Peter William Cleven, 46, has pleaded guilty in the High Court at Auckland to the charge of criminal harassment of the businessman and his daughter.
The Weekend Herald has agreed not to name the family, who say they have lived in "indescribable terror" for the past two years.
Cleven, nicknamed "Pedro", is a former patched member of the Head Hunters gang acquitted on drug charges in 2002 after two controversial trials.
In the first, the jury failed to reach a unanimous verdict after allegations he "nobbled" a juror. He was acquitted after a second trial during which the jury was protected in a secret hideaway for 17 nights.
He later sold his palatial home in West Auckland but still lives in the area as a self-employed furniture- maker.
But in May 2007, Cleven was hired by debt collector Andrew Sisson - a Hells Angels leader with methamphetamine convictions - to intimidate the businessman and extract a large sum of money.
The company he owned went into voluntary liquidation in 2006 and a creditor was owed $50,000 - a debt the businessman was not personally liable for.
Unhappy that he could not claim the money owed, the creditor hired Sisson, who in turn hired his longtime friend Cleven.
Cleven went to the family home in Epsom and showed the man photographs of a goat and dog - dead and mutilated.

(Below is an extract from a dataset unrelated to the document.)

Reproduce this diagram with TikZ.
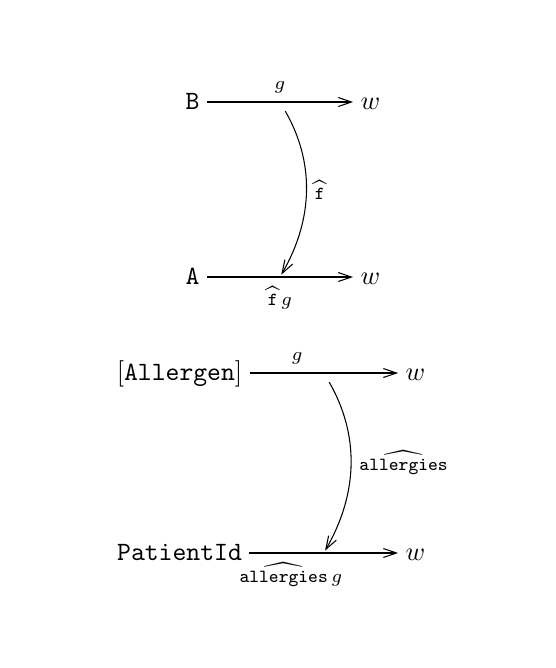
\documentclass[tikz,border=0pt]{standalone}
\usetikzlibrary{arrows.meta}

\begin{document}
\begin{tikzpicture}[
  obj/.style={inner sep=2.6pt,text height=1.5ex,text depth=.25ex},
  map/.style={-{Straight Barb[length=5pt,width=3.4pt]}},
  lbl/.style={font=\scriptsize},
]
\useasboundingbox (0,0) rectangle (7.389,8.893);
\node[obj] (b) at (2.563,7.535) {$\mathtt{B}$};
\node[obj] (wb) at (4.930,7.535) {$w$};
\node[obj] (a) at (2.563,5.205) {$\mathtt{A}$};
\node[obj] (wa) at (4.930,5.205) {$w$};
\node[obj] (al) at (2.390,3.927) {$[\mathtt{Allergen}]$};
\node[obj] (wal) at (5.530,3.927) {$w$};
\node[obj] (p) at (2.390,1.531) {$\mathtt{PatientId}$};
\node[obj] (wp) at (5.530,1.531) {$w$};
\draw[map] (b) -- node[lbl,above,pos=0.5]{$g$} coordinate[pos=0.5] (mb) (wb);
\draw[map] (a) -- node[lbl,below,pos=0.5]{$\widehat{\mathtt{f}}\,g$} coordinate[pos=0.5] (ma) (wa);
\draw[map,bend left=30,shorten <=4pt,shorten >=1pt] (mb) to node[lbl,right]{$\widehat{\mathtt{f}}$} (ma);
\draw[map] (al) -- node[lbl,above,pos=0.32]{$g$} coordinate[pos=0.5] (mal) (wal);
\draw[map] (p) -- node[lbl,below,pos=0.28]{$\widehat{\mathtt{allergies}}\,g$} coordinate[pos=0.5] (mp) (wp);
\draw[map,bend left=30,shorten <=4pt,shorten >=1pt] (mal) to node[lbl,right]{$\widehat{\mathtt{allergies}}$} (mp);
\end{tikzpicture}
\end{document}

He allegedly told the businessman: "This is a nasty thing to happen and we wouldn't want this to happen to your daughter or anyone else."

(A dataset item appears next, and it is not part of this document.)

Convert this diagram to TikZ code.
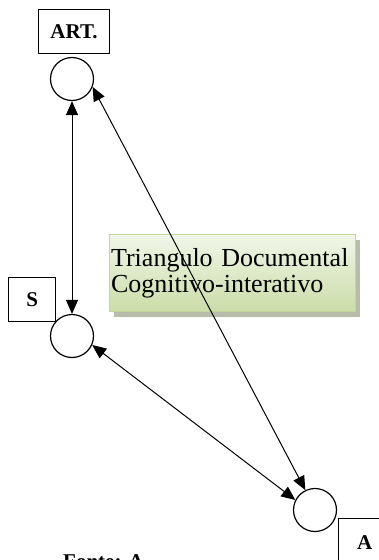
\documentclass[tikz,border=0pt]{standalone}
\usepackage{fontspec}
\setmainfont{Liberation Serif}
\usepackage{xcolor}
\usepackage{tikz}
\usetikzlibrary{arrows.meta,shadows}

\definecolor{boxtop}{RGB}{241,246,233}
\definecolor{boxbot}{RGB}{203,221,168}
\definecolor{boxline}{RGB}{196,215,155}
\definecolor{boxshade}{RGB}{184,188,170}

\begin{document}
\begin{tikzpicture}[x=1pt, y=-1pt, >={Triangle[length=14pt, width=12pt]},
  pole/.style={circle, draw, line width=1.2pt, minimum size=43pt, inner sep=0pt},
  tag/.style={draw, line width=1.2pt, minimum height=44pt, inner sep=0pt,
    font=\bfseries\fontsize{21}{24}\selectfont},
  link/.style={<->, line width=1pt}]
  \useasboundingbox (0,0) rectangle (379,560);
  % poles of the triangle
  \node[pole] (art) at (72,79) {};
  \node[pole] (s) at (72,336) {};
  \node[pole] (a) at (315,510) {};
  % labels
  \node[tag, minimum width=71pt, anchor=north west] (artlbl) at (38,9) {ART.};
  \node[tag, minimum width=47pt, anchor=north west] (slbl) at (8,277) {S};
  \node[tag, minimum width=52pt, minimum height=48pt, anchor=north west] (albl) at (338,518) {A};
  % title box
  \node[draw=boxline, line width=1.2pt, top color=boxtop, bottom color=boxbot,
    drop shadow={shadow xshift=4pt, shadow yshift=-5pt, fill=boxshade, opacity=1},
    anchor=north west, text width=243pt, inner xsep=1.5pt, minimum height=77pt,
    align=left, font=\fontsize{26}{26}\selectfont] (title) at (109,234)
    {\mbox{Triangulo Documental}\\\mbox{Cognitivo-interativo}};
  % links
  \draw[link] (art) -- (s);
  \draw[link] (art.-21) -- (a.116);
  \draw[link] (s.-24) -- (a.153);
  % source
  \node[anchor=base west, inner sep=0pt, font=\bfseries\fontsize{21}{24}\selectfont] (fonte) at (63,568) {Fonte: A};
\end{tikzpicture}
\end{document}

Cleven disputes saying those words.
Six days later, Cleven went to the home of the businessman's daughter and put a handwritten note in the letterbox.
She returned home late at night to find the letter, which read: "Tell your dad not to be an old goat. It's not such a dog's life. It's not about bondage. It's about discipline for business and family integrity etc". The note was signed off "Mr $480,000".
When interviewed by police, Cleven admitted visiting both addresses but denied making any threats.
The father gave evidence at the first trial of Cleven and Sisson which was aborted late last year. The charges against Sisson were later dropped because of a lack of evidence.
But the father was frustrated with the justice system, because he could not refer to the notorious criminal history of Cleven in the first trial.
"That just about killed me, I was furious that the jury could not be told he was a gang member.
"We were terrified. We're very, very afraid. He's a loose cannon."